December 5th, 2015 · No Comments

A local literary line-up for the holidays

By Annemarie Brissenden

Annex publisher Coach House Books, which celebrated its 50th anniversary this year and operates out of bpNichol Lane, boasts a bevy of award-winning reads: Fifteen Dogs gain human consciousness and language in André Alexis’s Giller Prize- and Rogers Writers’ Trust Fiction Prize-winning novel; editors John Lorinc, Michael McClelland, Ellen Scheinberg, and Tatum Taylor curate a jumble of stories from The Ward (reviewed October 2015); and Carl Dair writes about his travels in Europe in the mid 1950s in Epistles to the Torontonians, a first and limited edition that reproduces Dair’s letters in manuscript form.

Also from Coach House, RM Vaughan explores how sleep competes with our desire to stay connected in Bright Eyed: Insomnia and its Cultures, while an academic goes from too much to not enough Sleep (Doubleday Canada) in Nino Ricci’s latest, and recently sworn-­in University-Rosedale member of Parliament and international trade minister Chrystia Freeland chronicles the rise of the new global super-rich and the fall of everyone else in Plutocrats (Anchor Canada).

Former mayor John Sewell explains How We Changed Toronto (James Lorimer & Company Ltd.), writing of civic life from 1969 to 1980 and those, like Jane Jacobs, who led the fight against the Spadina expressway.
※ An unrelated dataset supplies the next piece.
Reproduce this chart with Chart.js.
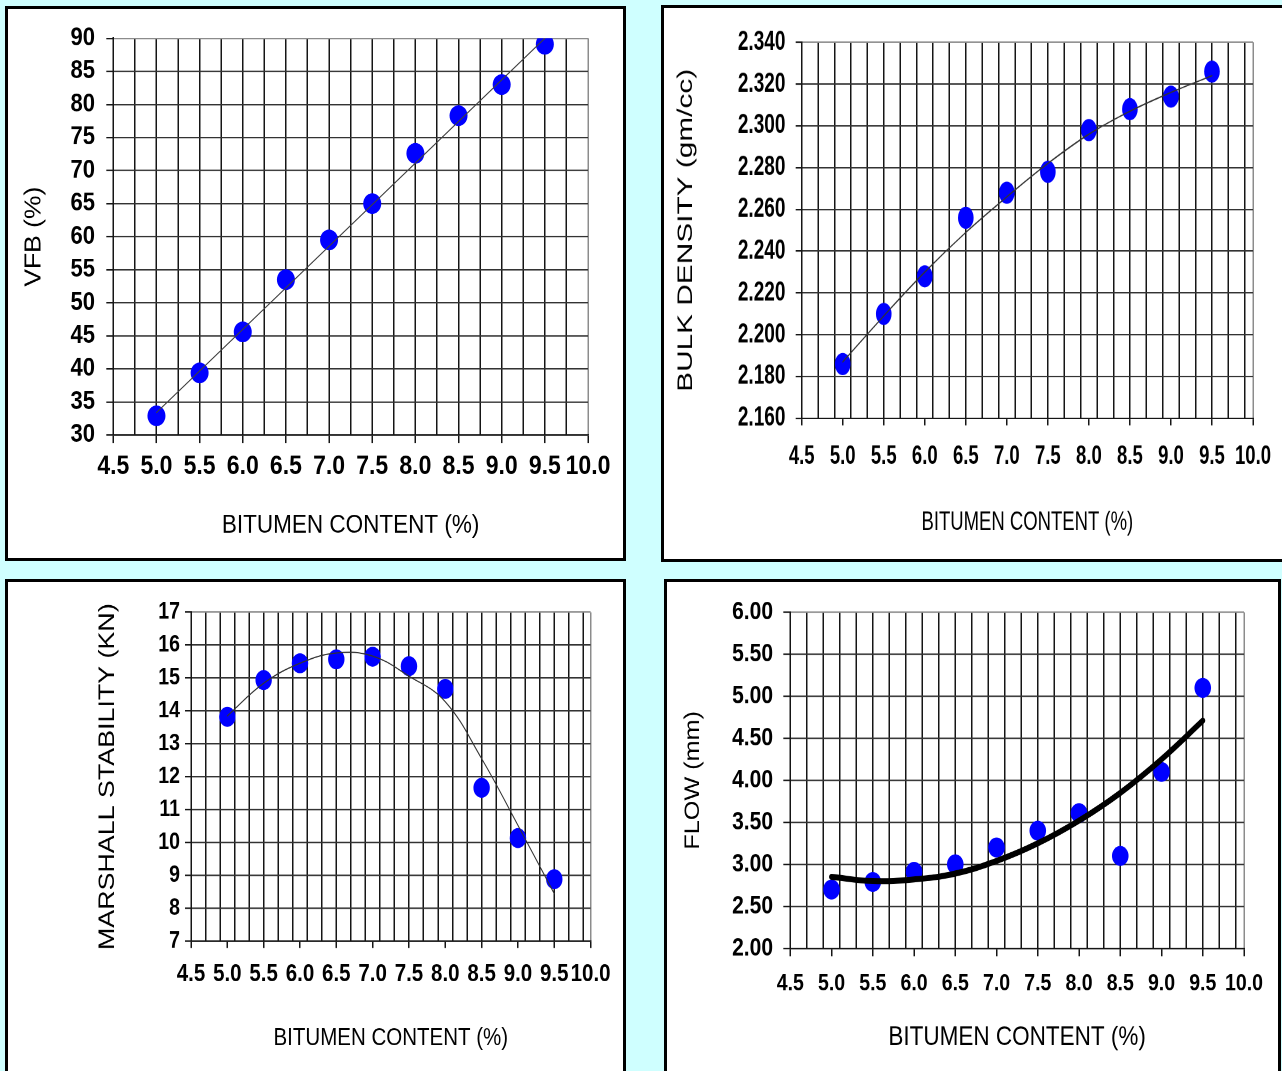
<!DOCTYPE html>
<html>
<head>
<meta charset="utf-8">
<title>Marshall test results</title>
<script src="https://cdn.jsdelivr.net/npm/chart.js@4.4.1/dist/chart.umd.min.js"></script>
<style>
  body {
    margin: 0;
    width: 1282px;
    height: 1071px;
    overflow: hidden;
    position: relative;
    background: #cfffff;
  }
  .panel {
    position: absolute;
    box-sizing: border-box;
    border: 3px solid #000;
    background: #fff;
    overflow: hidden;
  }
  .stretch {
    position: absolute;
    left: 0;
    top: 0;
    transform-origin: 0 0;
  }
</style>
</head>
<body>

<div class="panel" style="left:5px; top:6px; width:621px; height:555px;">
  <div class="stretch" id="wrap1"><canvas id="vfbChart"></canvas></div>
</div>
<div class="panel" style="left:661px; top:5px; width:630px; height:557px;">
  <div class="stretch" id="wrap2"><canvas id="densityChart"></canvas></div>
</div>
<div class="panel" style="left:5px; top:579px; width:621px; height:496px;">
  <div class="stretch" id="wrap3"><canvas id="stabilityChart"></canvas></div>
</div>
<div class="panel" style="left:664px; top:579px; width:617px; height:496px;">
  <div class="stretch" id="wrap4"><canvas id="flowChart"></canvas></div>
</div>

<script>
// DATA

const bitumen = [5.0, 5.5, 6.0, 6.5, 7.0, 7.5, 8.0, 8.5, 9.0, 9.5];
const xLabels = ["4.5", "5.0", "5.5", "6.0", "6.5", "7.0", "7.5", "8.0", "8.5", "9.0", "9.5", "10.0"];

const vfb = [32.9, 39.4, 45.6, 53.5, 59.5, 65.0, 72.6, 78.3, 83.0, 89.1];
const vfbTrendX = [5.0, 9.5];
const vfbTrend = [33.4, 90.0];
const vfbTicks = [30, 35, 40, 45, 50, 55, 60, 65, 70, 75, 80, 85, 90];

const density = [2.186, 2.210, 2.228, 2.256, 2.268, 2.278, 2.298, 2.308, 2.314, 2.326];
const densityTrend = [2.187, 2.209, 2.230, 2.249, 2.266, 2.282, 2.296, 2.307, 2.316, 2.324];
const densityTicks = [2.160, 2.180, 2.200, 2.220, 2.240, 2.260, 2.280, 2.300, 2.320, 2.340];

const stability = [13.82, 14.94, 15.45, 15.57, 15.65, 15.36, 14.67, 11.66, 10.13, 8.88];
const stabilityTrend = [13.85, 14.84, 15.45, 15.76, 15.67, 15.06, 14.28, 12.55, 10.52, 8.44];
const stabilityTicks = [7, 8, 9, 10, 11, 12, 13, 14, 15, 16, 17];

const flow = [2.70, 2.79, 2.91, 3.00, 3.20, 3.40, 3.61, 3.10, 4.10, 5.10];
const flowTrend = [2.85, 2.80, 2.82, 2.89, 3.04, 3.25, 3.52, 3.85, 4.25, 4.71];
const flowTicks = [2.00, 2.50, 3.00, 3.50, 4.00, 4.50, 5.00, 5.50, 6.00];

Chart.defaults.font.family = "'Liberation Sans', Arial, sans-serif";
Chart.defaults.color = "#000";

const EDGE = "#8c8c8c";
const NONE = "rgba(0,0,0,0)";


// X TICKS: minor grid lines plus labelled major ticks

function buildXTicks(step) {
  const major = xLabels.map(Number);
  const xMin = major[0];
  const xMax = major[major.length - 1];
  const ticks = [];

  for (let i = 0; ; i++) {
    const v = Math.round((xMin + i * step) * 1000) / 1000;
    if (v > xMax + 0.0001) break;
    ticks.push({ value: v, grid: true, mark: false });
  }

  major.forEach(m => {
    const found = ticks.find(t => Math.abs(t.value - m) < 0.0001);
    if (found) {
      found.mark = true;
    } else {
      ticks.push({ value: m, grid: m === xMax, mark: true });
    }
  });

  ticks.sort((a, b) => a.value - b.value);
  return ticks;
}

function xLabelFor(value) {
  const idx = xLabels.findIndex(l => Math.abs(Number(l) - value) < 0.0001);
  return idx >= 0 ? xLabels[idx] : "";
}


// BUILD ONE PANEL

function makePanel(p) {
  const wrap = document.getElementById(p.wrap);
  const canvasH = Math.round(p.inner.h / p.k);
  const k = p.inner.h / canvasH;

  wrap.style.width = p.inner.w + "px";
  wrap.style.height = canvasH + "px";
  wrap.style.transform = "scaleY(" + k + ")";

  // page y -> canvas y
  const toY = y => (y - p.inner.top) / k;

  const plotTop = toY(p.plot.top);
  const plotBottom = toY(p.plot.bottom);
  const yAxisW = p.plot.left - p.inner.left;
  const xAxisH = canvasH - plotBottom;
  const padRight = p.inner.left + p.inner.w - p.plot.right;

  const xTickLen = p.xTickLen / k;
  const xTickPad = toY(p.xLabelY) - plotBottom - xTickLen - p.xTickSize * 0.6;
  const yTickPad = p.plot.left - p.yTickLen - p.yLabelRight;
  const xTitlePad = canvasH - toY(p.xTitleY) - p.xTitleSize * 0.6;
  const yTitlePad = (p.yTitleX - p.inner.left) - p.yTitleSize * 0.6;

  const xTicks = buildXTicks(p.xStep);
  const xMax = Number(xLabels[xLabels.length - 1]);
  const yTicks = p.yTicks;
  const yMax = yTicks[yTicks.length - 1];

  new Chart(document.getElementById(p.canvas), {
    type: "scatter",
    data: {
      datasets: [
        {
          // trend line (drawn on top)
          data: p.trendX.map((x, i) => ({ x, y: p.trendY[i] })),
          showLine: true,
          borderColor: p.trendColor,
          borderWidth: p.trendWidth,
          borderCapStyle: "round",
          pointRadius: 0,
          tension: p.smooth ? 0.4 : 0
        },
        {
          data: bitumen.map((x, i) => ({ x, y: p.values[i] })),
          backgroundColor: "#0000ff",
          borderWidth: 0,
          pointRadius: p.radius,
          showLine: false
        }
      ]
    },
    options: {
      responsive: true,
      maintainAspectRatio: false,
      devicePixelRatio: 2,
      animation: false,
      events: [],
      layout: { padding: { top: plotTop, right: padRight, left: 0, bottom: 0 } },
      plugins: {
        legend: { display: false },
        tooltip: { enabled: false }
      },
      scales: {
        x: {
          type: "linear",
          min: Number(xLabels[0]),
          max: xMax,
          afterBuildTicks: s => { s.ticks = xTicks.map(t => Object.assign({}, t)); },
          afterFit: s => { s.height = xAxisH; },
          grid: {
            color: c => !c.tick.grid ? NONE : (c.tick.value === xMax ? EDGE : "#151515"),
            lineWidth: 1.5,
            tickLength: xTickLen,
            tickColor: c => c.tick.mark ? "#151515" : NONE,
            tickWidth: 1.5
          },
          border: { color: "#151515", width: 1.5 / k },
          ticks: {
            autoSkip: false,
            maxRotation: 0,
            minRotation: 0,
            padding: xTickPad,
            font: { size: p.xTickSize, weight: "bold" },
            callback: v => xLabelFor(v)
          },
          title: {
            display: true,
            text: "BITUMEN CONTENT (%)",
            font: { size: p.xTitleSize },
            padding: { top: 0, bottom: xTitlePad }
          }
        },
        y: {
          type: "linear",
          min: yTicks[0],
          max: yMax,
          afterBuildTicks: s => { s.ticks = yTicks.map(v => ({ value: v })); },
          afterFit: s => { s.width = yAxisW; },
          grid: {
            color: c => Math.abs(c.tick.value - yMax) < 1e-9 ? EDGE : "#333",
            lineWidth: 1.5 / k,
            tickLength: p.yTickLen,
            tickColor: "#151515",
            tickWidth: 1.5 / k
          },
          border: { color: "#151515", width: 1.5 },
          ticks: {
            autoSkip: false,
            padding: yTickPad,
            font: { size: p.yTickSize, weight: "bold" },
            callback: v => v.toFixed(p.yDigits)
          },
          title: {
            display: true,
            text: p.yTitle,
            font: { size: p.yTitleSize },
            padding: { top: yTitlePad, bottom: 0 }
          }
        }
      }
    }
  });
}


// THE FOUR PANELS

makePanel({
  wrap: "wrap1", canvas: "vfbChart", k: 1.15,
  inner: { left: 8, top: 9, w: 615, h: 549 },
  plot: { left: 113.3, right: 588, top: 38.3, bottom: 435 },
  xStep: 0.25, xTickLen: 8, xTickSize: 23, xLabelY: 466.7,
  xTitleSize: 22.5, xTitleY: 525.7,
  yTicks: vfbTicks, yDigits: 0, yTickLen: 7, yLabelRight: 95, yTickSize: 22,
  yTitle: "VFB (%)", yTitleSize: 23, yTitleX: 34,
  values: vfb, trendX: vfbTrendX, trendY: vfbTrend,
  trendColor: "#404040", trendWidth: 1, smooth: false, radius: 9
});

makePanel({
  wrap: "wrap2", canvas: "densityChart", k: 1.42,
  inner: { left: 664, top: 8, w: 624, h: 551 },
  plot: { left: 801.7, right: 1253, top: 42.3, bottom: 418.3 },
  xStep: 0.2, xTickLen: 7, xTickSize: 18.5, xLabelY: 456.7,
  xTitleSize: 18.5, xTitleY: 522.3,
  yTicks: densityTicks, yDigits: 3, yTickLen: 6, yLabelRight: 785.4, yTickSize: 19,
  yTitle: "BULK DENSITY (gm/cc)", yTitleSize: 21, yTitleX: 686,
  values: density, trendX: bitumen, trendY: densityTrend,
  trendColor: "#333", trendWidth: 1, smooth: true, radius: 7.8
});

makePanel({
  wrap: "wrap3", canvas: "stabilityChart", k: 1.22,
  inner: { left: 8, top: 582, w: 615, h: 490 },
  plot: { left: 191, right: 590.6, top: 612.3, bottom: 941 },
  xStep: 0.2, xTickLen: 7, xTickSize: 20.5, xLabelY: 974,
  xTitleSize: 20.5, xTitleY: 1038.3,
  yTicks: stabilityTicks, yDigits: 0, yTickLen: 6, yLabelRight: 180, yTickSize: 19.5,
  yTitle: "MARSHALL STABILITY (KN)", yTitleSize: 22, yTitleX: 108,
  values: stability, trendX: bitumen, trendY: stabilityTrend,
  trendColor: "#333", trendWidth: 1, smooth: true, radius: 8.2
});

makePanel({
  wrap: "wrap4", canvas: "flowChart", k: 1.2,
  inner: { left: 667, top: 582, w: 611, h: 490 },
  plot: { left: 790.3, right: 1244, top: 612.3, bottom: 948.3 },
  xStep: 0.2, xTickLen: 8, xTickSize: 19.5, xLabelY: 984,
  xTitleSize: 22.5, xTitleY: 1037.3,
  yTicks: flowTicks, yDigits: 2, yTickLen: 7, yLabelRight: 773, yTickSize: 21,
  yTitle: "FLOW (mm)", yTitleSize: 21, yTitleX: 693,
  values: flow, trendX: bitumen, trendY: flowTrend,
  trendColor: "#000", trendWidth: 5, smooth: true, radius: 8.3
});
</script>
</body>
</html>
Editors Nancy Williams and Marie Scott-Baron also explore the fight to Stop Spadina! and recount other Huron-Sussex stories in Recollections of a Neighbourhood (Words Indeed Publishing), which was recognized by the Independent Publisher Book Awards.

Get out your crayons for United Colours of Kensington Market (City Blocks Culture Collective and Keep Six Exhibits) and celebrate this unique neighbourhood with illustrator Shengyu Cai and writer Bruce Beaton.
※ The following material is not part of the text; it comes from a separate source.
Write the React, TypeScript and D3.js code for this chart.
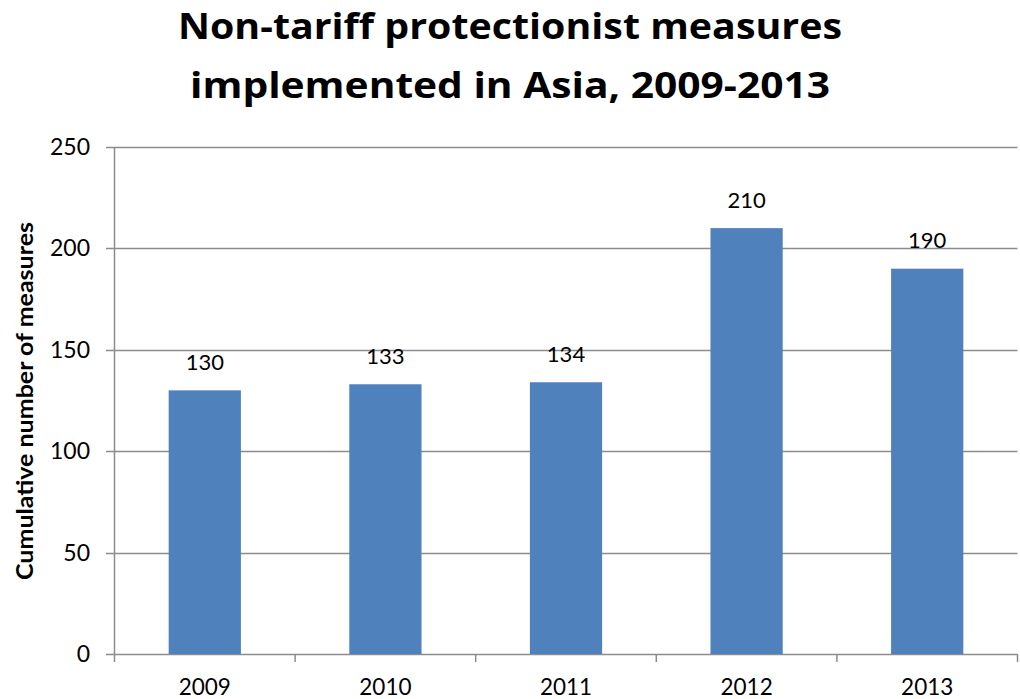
import React from "react";
import * as d3 from "d3";

const categories = ["2009", "2010", "2011", "2012", "2013"];
const values = [130, 133, 134, 210, 190];
const yTicks = [0, 50, 100, 150, 200, 250];
const titleLines = ["Non-tariff protectionist measures", "implemented in Asia, 2009-2013"];
const yAxisTitle = "Cumulative number of measures";

const W = 1020;
const H = 699;
const left = 114.5;
const right = 1017.5;
const top = 147;
const bottom = 654;
const font = "Lato, 'Open Sans', sans-serif";
const titleFont = "'Open Sans', Lato, sans-serif";

export default function App() {
  const x = d3.scaleBand<string>().domain(categories).range([left, right]).paddingInner(0.6).paddingOuter(0.3);
  const y = d3.scaleLinear().domain([0, 250]).range([bottom, top]);
  const bandEdges = d3.range(categories.length + 1).map((i) => left + ((right - left) * i) / categories.length);
  const gridColor = "#8c8c8c";
  const titleLens = [664, 640];
  const titleY = [39, 98];

  return (
    <svg width={W} height={H} style={{ position: "absolute", left: 0, top: 0 }} xmlns="http://www.w3.org/2000/svg">
      <rect width={W} height={H} fill="#ffffff" />
      {titleLines.map((t, i) => (
        <text
          key={i}
          x={510}
          y={titleY[i]}
          textAnchor="middle"
          fontFamily={titleFont}
          fontWeight="bold"
          fontSize={35}
          fill="#000"
          textLength={titleLens[i]}
          lengthAdjust="spacingAndGlyphs"
        >
          {t}
        </text>
      ))}
      {yTicks.map((t) => (
        <g key={t}>
          <line x1={106} x2={right} y1={Math.round(y(t)) + 0.5} y2={Math.round(y(t)) + 0.5} stroke={gridColor} strokeWidth={1.5} />
          <text x={90} y={y(t) + 8} textAnchor="end" fontFamily={font} fontSize={23} fill="#000">
            {t}
          </text>
        </g>
      ))}
      <line x1={left} x2={left} y1={top} y2={bottom} stroke={gridColor} strokeWidth={1.5} />
      {bandEdges.map((e, i) => (
        <line key={i} x1={e} x2={e} y1={bottom} y2={bottom + 8} stroke={gridColor} strokeWidth={1.5} />
      ))}
      {categories.map((c, i) => (
        <g key={c}>
          <rect x={x(c)} y={y(values[i])} width={x.bandwidth()} height={bottom - y(values[i])} fill="#4F81BD" />
          <text x={(x(c) as number) + x.bandwidth() / 2} y={y(values[i]) - 20.5} textAnchor="middle" fontFamily={font} fontSize={22} fill="#000">
            {values[i]}
          </text>
          <text x={(x(c) as number) + x.bandwidth() / 2} y={695} textAnchor="middle" fontFamily={font} fontSize={22.5} fill="#000">
            {c}
          </text>
        </g>
      ))}
      <text
        transform={`translate(33, 401) rotate(-90)`}
        textAnchor="middle"
        fontFamily={font}
        fontWeight="bold"
        fontSize={22.5}
        fill="#000"
        textLength={358}
        lengthAdjust="spacingAndGlyphs"
      >
        {yAxisTitle}
      </text>
    </svg>
  );
}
Retired restaurateur (of Mama Rosa fame) Rose Grieco remembers The District: Growing up in Little Italy (The Gypsy Press) and the friends and family of her childhood in her beloved neighbourhood, while Barbara Abdeni Massaad makes Soup for Syria (Interlink Publishers), which inspired a November fundraising reception at St. Thomas’s Anglican Church for Syrian refugees.

One of Westbank Project Corp.’s Honest Ed’s Alley consultants, Jeb Brugmann, explains how cities are changing the world in Welcome to the Urban Revolution (Bloomsbury Publishing USA), while the company’s Mirvish Village architect Gregory Henriquez co-authors Citizen City (Blueimprint) with Marya Cotton Gould about the potential of public, private, and not-profit partnerships. Explore the Woodward’s redevelopment, which also resulted from a Westbank/Henriquez partnership in Body Heat (Blueimprint) by contributor Henriquez Partners and editor Robert Enright.
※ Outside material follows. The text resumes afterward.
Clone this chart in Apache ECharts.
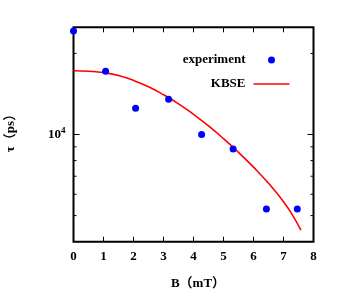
<!DOCTYPE html>
<html><head><meta charset="utf-8">
<script src="https://cdn.jsdelivr.net/npm/echarts@6/dist/echarts.min.js"></script>
<style>html,body{margin:0;padding:0;background:#fff}#c{width:354px;height:297px}</style>
</head><body><div id="c"></div>
<script>
// experimental data
var expB = [0, 1.07, 2.07, 3.17, 4.27, 5.32, 6.43, 7.46];
var expTau = [24200, 17170, 12510, 13510, 10000, 8835, 5290, 5290];
// KBSE fit curve
var curveB = [0, 0.5, 1, 1.5, 2, 2.5, 3, 3.5, 4, 4.5, 5, 5.5, 6, 6.5, 7, 7.3, 7.58];
var curveTau = [17250, 17170, 16980, 16550, 15880, 15030, 14050, 13000, 11880, 10760, 9656, 8586, 7563, 6588, 5632, 5021, 4414];
// axis ticks
var xTicks = [0, 1, 2, 3, 4, 5, 6, 7, 8];
var yMajorTicks = [10000];
var yMinorTicks = [5000, 6000, 7000, 8000, 9000, 20000];
var xMin = 0, xMax = 8, yMin = 4000, yMax = 25000;

var FONT = '"Liberation Serif", "Times New Roman", serif';
var NAMEFONT = '"Liberation Serif", "Noto Sans CJK JP", serif';
var chart = echarts.init(document.getElementById('c'), null, {renderer: 'canvas'});

var tickData = [];
yMajorTicks.forEach(function (v) { tickData.push([v, 6]); });
yMinorTicks.forEach(function (v) { tickData.push([v, 3]); });

chart.setOption({
  animation: false,
  backgroundColor: '#fff',
  grid: {left: 73.5, right: 40.5, top: 27.3, bottom: 55.3, show: true, borderColor: '#000', borderWidth: 2, backgroundColor: 'transparent', containLabel: false, outerBoundsMode: 'none'},
  legend: {
    data: ['experiment', {name: 'KBSE', icon: 'path://M0 0H36V1.6H0Z'}],
    orient: 'vertical', align: 'right',
    right: 64.5, top: 53.5, padding: 0,
    itemWidth: 36, itemHeight: 7, itemGap: 11,
    textStyle: {fontFamily: FONT, fontWeight: 'bold', fontSize: 13, color: '#000', padding: [0, 3, 0, 0]}
  },
  xAxis: [{
    type: 'value', min: xMin, max: xMax, interval: 1,
    name: 'B\uFF08mT\uFF09', nameLocation: 'middle', nameGap: 35,
    nameTextStyle: {fontFamily: NAMEFONT, fontWeight: 'bold', fontSize: 13, color: '#000', padding: [0, 0, 0, 9]},
    axisLine: {show: false},
    axisTick: {show: true, inside: true, length: 5, lineStyle: {color: '#000', width: 1}},
    axisLabel: {fontFamily: FONT, fontWeight: 'bold', fontSize: 13, color: '#000', margin: 8},
    splitLine: {show: false}
  }, {
    type: 'value', min: xMin, max: xMax, interval: 1, position: 'top',
    axisLine: {show: false},
    axisTick: {show: true, inside: true, length: 5, lineStyle: {color: '#000', width: 1}},
    axisLabel: {show: false}, splitLine: {show: false}
  }],
  yAxis: {
    type: 'log', logBase: 10, min: yMin, max: yMax,
    name: '\u03C4\uFF08ps\uFF09', nameLocation: 'middle', nameGap: 56, nameRotate: 90,
    nameTextStyle: {fontFamily: NAMEFONT, fontWeight: 'bold', fontSize: 13, color: '#000', padding: [0, 0, 0, 9]},
    axisLine: {show: false}, axisTick: {show: false}, splitLine: {show: false},
    axisLabel: {
      showMinLabel: false, showMaxLabel: false, margin: 8,
      formatter: function (v) { return Math.abs(v - 10000) < 1 ? '{a|10}{b|4}' : ''; },
      rich: {
        a: {fontFamily: FONT, fontWeight: 'bold', fontSize: 13, color: '#000'},
        b: {fontFamily: FONT, fontWeight: 'bold', fontSize: 9, color: '#000', verticalAlign: 'top', padding: [0, 0, 8, 0]}
      }
    }
  },
  series: [{
    name: 'KBSE', type: 'line', xAxisIndex: 0,
    data: curveB.map(function (b, i) { return [b, curveTau[i]]; }),
    showSymbol: false, symbol: 'none', smooth: 0.5,
    lineStyle: {color: '#ff0000', width: 1.6}, itemStyle: {color: '#ff0000'},
    z: 3
  }, {
    name: 'experiment', type: 'scatter', xAxisIndex: 0,
    data: expB.map(function (b, i) { return [b, expTau[i]]; }),
    symbol: 'circle', symbolSize: 7,
    itemStyle: {color: '#0000ff', opacity: 1}, z: 4
  }, {
    type: 'custom', xAxisIndex: 0,
    data: tickData, silent: true, clip: false, z: 5,
    renderItem: function (params, api) {
      var v = api.value(0), len = api.value(1);
      var pl = api.coord([xMin, v]);
      var pr = api.coord([xMax, v]);
      var st = {stroke: '#000', lineWidth: 1};
      return {type: 'group', children: [
        {type: 'line', shape: {x1: pl[0], y1: pl[1], x2: pl[0] + len, y2: pl[1]}, style: st},
        {type: 'line', shape: {x1: pr[0], y1: pr[1], x2: pr[0] - len, y2: pr[1]}, style: st}
      ]};
    }
  }]
});
</script></body></html>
Don’t miss the final memoir in Catherine Gildiner’s trilogy, Coming Ashore (ECW Press) (reviewed January 2015), or Jane Fairburn’s exploration of Toronto’s waterfront heritage along the Scarborough shore, the Beach, Toronto Island, and the lakeshore in Along the Shore (ECW Press). And Ismé Bennie comes of age in apartheid South Africa in White Schooldays (self-published) (reviewed May 2015).

Finally, Margaret Atwood imagines a dystopian future in The Heart Goes Last (McClelland & Stewart). You didn’t think we’d skip the Annex’s most famous author, did you?